**EXERCISE REQUIREMENTS:**
Begin with the first line below and retype each line exactly through the line containing "0.04, 0, 0];". Any pictures are to be left out.

**SOURCE DATA:**

════════════════

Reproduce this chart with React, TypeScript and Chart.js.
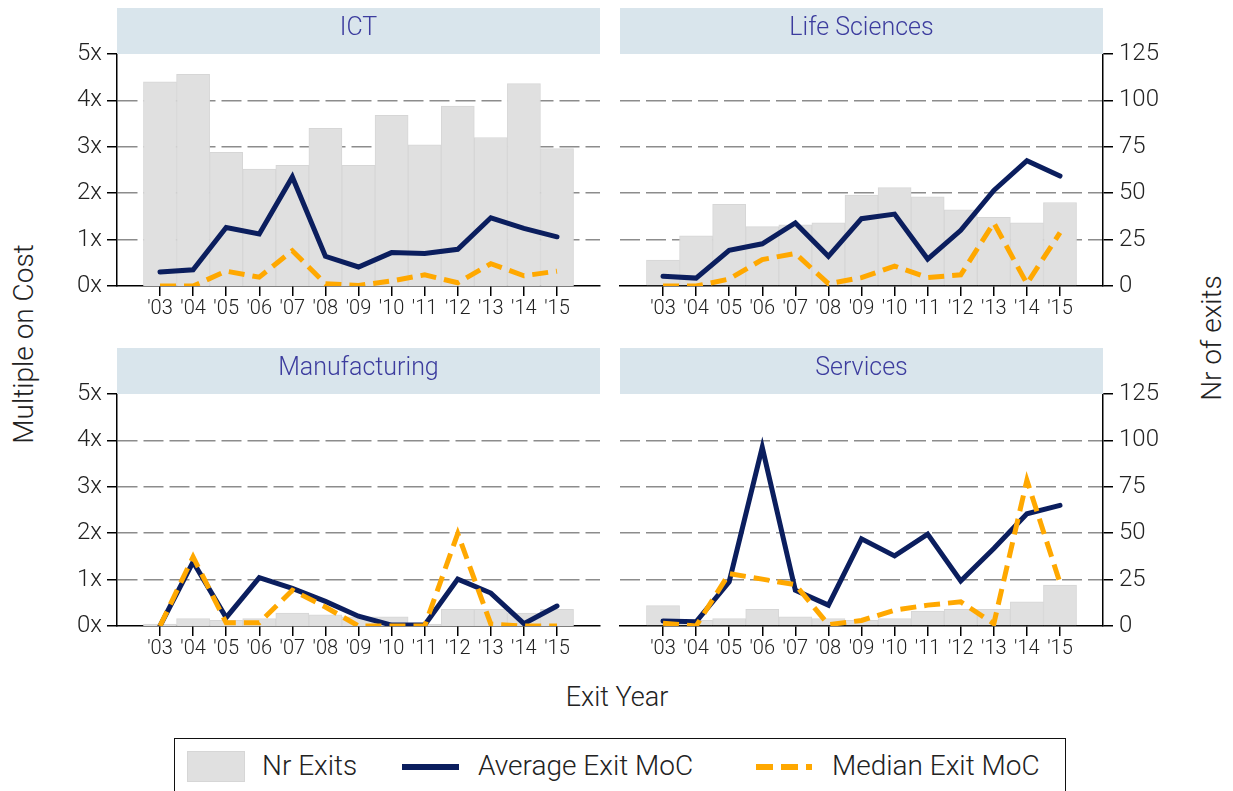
import React, { useEffect, useRef } from 'react';
import { Chart, registerables } from 'chart.js';

Chart.register(...registerables);

// ---- data ----
const years = [2003, 2004, 2005, 2006, 2007, 2008, 2009, 2010, 2011, 2012, 2013, 2014, 2015];
const mocTicks = [0, 1, 2, 3, 4, 5];
const exitTicks = [0, 25, 50, 75, 100, 125];

const ictExits = [110, 114, 72, 63, 65, 85, 65, 92, 76, 97, 80, 109, 74];
const ictAvg = [0.3, 0.35, 1.26, 1.12, 2.35, 0.64, 0.41, 0.72, 0.7, 0.79, 1.47, 1.24, 1.06];
const ictMedian = [0, 0, 0.32, 0.19, 0.76, 0.05, 0.01, 0.11, 0.24, 0.07, 0.48, 0.22, 0.32];

const lsExits = [14, 27, 44, 32, 33, 34, 49, 53, 48, 41, 37, 34, 45];
const lsAvg = [0.21, 0.17, 0.77, 0.91, 1.36, 0.64, 1.45, 1.55, 0.58, 1.2, 2.06, 2.7, 2.37];
const lsMedian = [0, 0, 0.15, 0.57, 0.7, 0.05, 0.18, 0.43, 0.18, 0.24, 1.36, 0.05, 1.15];

const mfExits = [1, 4, 3, 4, 7, 6, 5, 5, 1, 9, 9, 7, 9];
const mfAvg = [0, 1.38, 0.18, 1.04, 0.81, 0.53, 0.21, 0.02, 0.02, 1.01, 0.71, 0.05, 0.43];
const mfMedian = [0, 1.49, 0.07, 0.07, 0.77, 0.41, 0, 0, 0, 1.99, 0.04, 0, 0];

const svExits = [11, 3, 4, 9, 5, 4, 3, 4, 8, 9, 9, 13, 22];
const svAvg = [0.11, 0.09, 0.95, 3.85, 0.77, 0.45, 1.88, 1.51, 1.98, 0.97, 1.67, 2.42, 2.6];
const svMedian = [0.06, 0, 1.13, 1.01, 0.89, 0.03, 0.12, 0.34, 0.45, 0.52, 0.05, 3.14, 0.93];

// ---- styles ----
const NAVY = '#0b1e5e';
const ORANGE = '#ffa800';
const BAR = '#e0e0e0';
const BAR_EDGE = '#d6d6d6';
const GRID = '#8c8c8c';
const TEXT = '#222222';
const STRIP = '#d9e5ec';
const STRIP_TEXT = '#3c3c9e';
const FONT = 'Roboto';

Chart.defaults.font.family = FONT;
Chart.defaults.font.weight = 300 as any;

type Side = 'left' | 'right';

function Panel(props: { left: number; top: number; side: Side; exits: number[]; avg: number[]; median: number[] }) {
  const ref = useRef<HTMLCanvasElement>(null);
  const { left, top, side, exits, avg, median } = props;
  useEffect(() => {
    const isLeft = side === 'left';
    const pts = (arr: number[]) => years.map((x, i) => ({ x, y: arr[i] }));
    const gridColor = (max: number) => (ctx: any) => {
      const v = ctx.tick ? ctx.tick.value : 0;
      return v > 0 && v < max ? GRID : 'rgba(0,0,0,0)';
    };
    const chart = new Chart(ref.current as HTMLCanvasElement, {
      type: 'bar',
      data: {
        datasets: [
          {
            type: 'line',
            label: 'Median Exit MoC',
            data: pts(median),
            yAxisID: 'y',
            borderColor: ORANGE,
            borderWidth: 5,
            borderDash: [16, 8],
            borderCapStyle: 'butt',
            borderJoinStyle: 'miter',
            pointRadius: 0,
            tension: 0,
            order: 0,
          } as any,
          {
            type: 'line',
            label: 'Average Exit MoC',
            data: pts(avg),
            yAxisID: 'y',
            borderColor: NAVY,
            borderWidth: 5,
            borderCapStyle: 'round',
            borderJoinStyle: 'miter',
            pointRadius: 0,
            tension: 0,
            order: 1,
          } as any,
          {
            type: 'bar',
            label: 'Nr Exits',
            data: pts(exits),
            yAxisID: 'y2',
            backgroundColor: BAR,
            borderColor: BAR_EDGE,
            borderWidth: 1,
            barPercentage: 1,
            categoryPercentage: 1,
            order: 2,
          } as any,
        ],
      },
      options: {
        responsive: false,
        animation: false,
        layout: { padding: { top: 14, bottom: 0, left: isLeft ? 0 : 10, right: isLeft ? 10 : 0 } },
        plugins: { legend: { display: false }, tooltip: { enabled: false } },
        scales: {
          x: {
            type: 'linear',
            min: 2001.7,
            max: 2016.3,
            offset: false,
            afterBuildTicks: (s: any) => {
              s.ticks = years.map((v) => ({ value: v }));
            },
            afterFit: (s: any) => {
              s.height = 44;
              s.paddingLeft = 0;
              s.paddingRight = 0;
            },
            ticks: {
              autoSkip: false,
              maxRotation: 0,
              padding: 1,
              color: TEXT,
              font: { size: 20, family: FONT, weight: 300 as any },
              callback: (v: any) => "'" + String(v).slice(2),
            },
            grid: { drawOnChartArea: false, offset: false, color: '#000', tickLength: 10, lineWidth: 1.5, tickBorderDash: [] },
            border: { color: '#000', width: 1.5 },
          } as any,
          y: {
            display: isLeft,
            position: 'left',
            min: 0,
            max: 5,
            afterBuildTicks: (s: any) => {
              s.ticks = mocTicks.map((v) => ({ value: v }));
            },
            afterFit: (s: any) => {
              s.width = isLeft ? 67 : 0;
              s.paddingTop = 0;
              s.paddingBottom = 0;
            },
            ticks: {
              padding: 5,
              color: TEXT,
              font: { size: 24, family: FONT, weight: 300 as any },
              callback: (v: any) => v + 'x',
            },
            grid: {
              color: gridColor(5),
              lineWidth: 1.5,
              tickColor: '#000',
              tickLength: 10,
              tickWidth: 1.5,
              tickBorderDash: [],
            },
            border: { color: '#000', width: 1.5, dash: [20, 6] },
          } as any,
          y2: {
            display: !isLeft,
            position: 'right',
            min: 0,
            max: 125,
            afterBuildTicks: (s: any) => {
              s.ticks = exitTicks.map((v) => ({ value: v }));
            },
            afterFit: (s: any) => {
              s.width = isLeft ? 0 : 67;
              s.paddingTop = 0;
              s.paddingBottom = 0;
            },
            ticks: {
              padding: 6,
              color: TEXT,
              font: { size: 24, family: FONT, weight: 300 as any },
            },
            grid: {
              color: gridColor(125),
              lineWidth: 1.5,
              tickColor: '#000',
              tickLength: 10,
              tickWidth: 1.5,
              tickBorderDash: [],
            },
            border: { color: '#000', width: 1.5, dash: [20, 6] },
          } as any,
        },
      },
    });
    return () => chart.destroy();
  }, []);
  return (
    <canvas
      ref={ref}
      width={560}
      height={290}
      style={{ position: 'absolute', left, top, width: 560, height: 290 }}
    />
  );
}

function Strip(props: { left: number; top: number; text: string }) {
  const { left, top, text } = props;
  return (
    <div style={{ position: 'absolute', left, top, width: 483, height: 46, background: STRIP }}>
      <div
        style={{
          position: 'absolute',
          left: 0,
          width: 483,
          top: 19 - 13,
          height: 26,
          lineHeight: '26px',
          fontSize: 25,
          textAlign: 'center',
          color: STRIP_TEXT,
          whiteSpace: 'nowrap',
        }}
      >
        {text}
      </div>
    </div>
  );
}

export default function App() {
  const legendText: React.CSSProperties = {
    position: 'absolute',
    top: 766 - 14,
    height: 28,
    lineHeight: '28px',
    fontSize: 28,
    color: TEXT,
    whiteSpace: 'nowrap',
  };
  return (
    <div
      style={{
        position: 'absolute',
        left: 0,
        top: 0,
        width: 1233,
        height: 791,
        overflow: 'hidden',
        background: '#fff',
        fontFamily: FONT,
        fontWeight: 300,
      }}
    >
      <Panel left={50} top={40} side="left" exits={ictExits} avg={ictAvg} median={ictMedian} />
      <Panel left={610} top={40} side="right" exits={lsExits} avg={lsAvg} median={lsMedian} />
      <Panel left={50} top={380} side="left" exits={mfExits} avg={mfAvg} median={mfMedian} />
      <Panel left={610} top={380} side="right" exits={svExits} avg={svAvg} median={svMedian} />

      <Strip left={117} top={8} text="ICT" />
      <Strip left={620} top={8} text="Life Sciences" />
      <Strip left={117} top={348} text="Manufacturing" />
      <Strip left={620} top={348} text="Services" />

      <div
        style={{
          position: 'absolute',
          left: 24 - 150,
          top: 344 - 14,
          width: 300,
          height: 28,
          lineHeight: '28px',
          fontSize: 28,
          textAlign: 'center',
          color: TEXT,
          transform: 'rotate(-90deg)',
          whiteSpace: 'nowrap',
        }}
      >
        Multiple on Cost
      </div>
      <div
        style={{
          position: 'absolute',
          left: 1212 - 150,
          top: 338 - 14,
          width: 300,
          height: 28,
          lineHeight: '28px',
          fontSize: 28,
          textAlign: 'center',
          color: TEXT,
          transform: 'rotate(-90deg)',
          whiteSpace: 'nowrap',
        }}
      >
        Nr of exits
      </div>
      <div
        style={{
          position: 'absolute',
          left: 617 - 150,
          top: 697 - 14,
          width: 300,
          height: 28,
          lineHeight: '28px',
          fontSize: 27,
          textAlign: 'center',
          color: TEXT,
          whiteSpace: 'nowrap',
        }}
      >
        Exit Year
      </div>

      <div
        style={{
          position: 'absolute',
          left: 174,
          top: 738,
          width: 892,
          height: 80,
          border: '1.5px solid #111',
          boxSizing: 'border-box',
        }}
      />
      <div style={{ position: 'absolute', left: 187, top: 751, width: 58, height: 31, background: BAR, boxSizing: 'border-box', border: '1px solid #d6d6d6' }} />
      <div style={{ ...legendText, left: 262 }}>Nr Exits</div>
      <div style={{ position: 'absolute', left: 402, top: 764, width: 57, height: 6, background: NAVY }} />
      <div style={{ ...legendText, left: 478 }}>Average Exit MoC</div>
      <div
        style={{
          position: 'absolute',
          left: 756,
          top: 764,
          width: 56,
          height: 6,
          background: `repeating-linear-gradient(to right, ${ORANGE} 0px, ${ORANGE} 17px, transparent 17px, transparent 25px)`,
        }}
      />
      <div style={{ ...legendText, left: 832 }}>Median Exit MoC</div>
    </div>
  );
}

════════════════

**SOLUTION:**
Reproduce this chart with React, TypeScript and Chart.js.
import React, { useEffect, useRef } from 'react';
import { Chart, registerables } from 'chart.js';

Chart.register(...registerables);

// ---- data ----
const years = [2003, 2004, 2005, 2006, 2007, 2008, 2009, 2010, 2011, 2012, 2013, 2014, 2015];
const mocTicks = [0, 1, 2, 3, 4, 5];
const exitTicks = [0, 25, 50, 75, 100, 125];

const ictExits = [110, 114, 72, 63, 65, 85, 65, 92, 76, 97, 80, 109, 74];
const ictAvg = [0.3, 0.35, 1.26, 1.12, 2.35, 0.64, 0.41, 0.72, 0.7, 0.79, 1.47, 1.24, 1.06];
const ictMedian = [0, 0, 0.32, 0.19, 0.76, 0.05, 0.01, 0.11, 0.24, 0.07, 0.48, 0.22, 0.32];

const lsExits = [14, 27, 44, 32, 33, 34, 49, 53, 48, 41, 37, 34, 45];
const lsAvg = [0.21, 0.17, 0.77, 0.91, 1.36, 0.64, 1.45, 1.55, 0.58, 1.2, 2.06, 2.7, 2.37];
const lsMedian = [0, 0, 0.15, 0.57, 0.7, 0.05, 0.18, 0.43, 0.18, 0.24, 1.36, 0.05, 1.15];

const mfExits = [1, 4, 3, 4, 7, 6, 5, 5, 1, 9, 9, 7, 9];
const mfAvg = [0, 1.38, 0.18, 1.04, 0.81, 0.53, 0.21, 0.02, 0.02, 1.01, 0.71, 0.05, 0.43];
const mfMedian = [0, 1.49, 0.07, 0.07, 0.77, 0.41, 0, 0, 0, 1.99, 0.04, 0, 0];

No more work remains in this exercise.